One solution that is already active in some European countries is credit cards that use a microchip embedded in the credit or debit card. A customer would only need to press the card and the chip to a terminal and then enter a PIN number or sign.

The benefit of these Chip-and-Pin cards is that they are more expensive to forge, thus reducing the odds of a criminal counterfeiting your credit or debit card using sensitive information.

This new credit card system is employed in some countries but isn’t due in the United States from Visa or MasterCard for another two years.

Comparing Europe and States

The United States may appear to be lagging behind with regard to this new security measure. In a security industry that has seen little change over the decades, new security measures would seem to be an obvious choice.

Yet fraud is a fraud, and criminals, even with an elevated cost attached to fraud, will still seek an easy way to rip off credit card information. Countries abroad using the Chip-and-Pin have discovered fake terminals created to extract sensitive information.

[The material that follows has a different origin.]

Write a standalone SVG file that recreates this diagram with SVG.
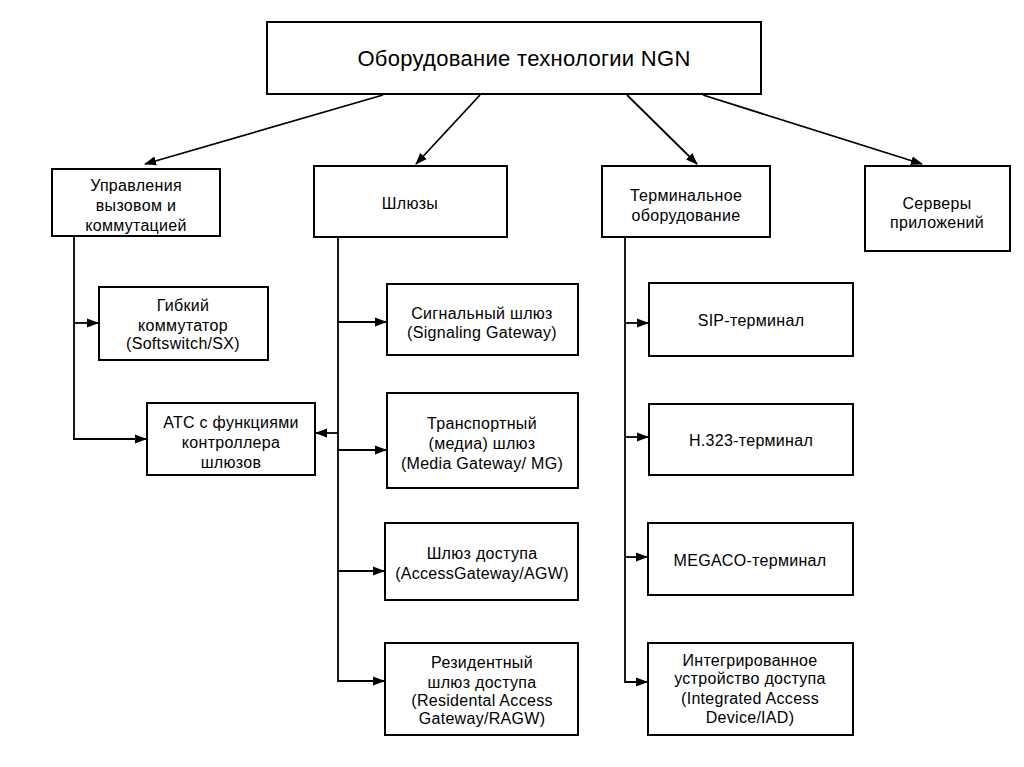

Even Chip-and-Pin cards still often frequent magnetic stripes for use when traveling, leaving them still perfectly vulnerable to having information extracted. However, the difference for Americans comes in consumer protection.

Federal Protection in the US

The great advantage for credit and debit users in the States is the consumer protection by the Federal Reserve’s regulations. Consumers are protected to a degree from credit card fraudulent transactions by the ability to call the bank to fix the issue at a maximum fee of around $50.

In the UK consumers are required to write a letter in the process of filing a claim, making the entire process far more difficult. This means in the UK consumers must watch out for their credit and debit card security while in the States the bank is charged with finding anti-fraud solutions.

It is always important to reconcile your credit accounts and track your credit history. Identifying fraud quickly and reporting it is the most effective way to combat criminals and protect yourself from loss. As the technology associated with credit cards and security improves, criminals will find new ways to exploit sensitive information. Always be your own check and your own fail-safe against fraudulent transactions.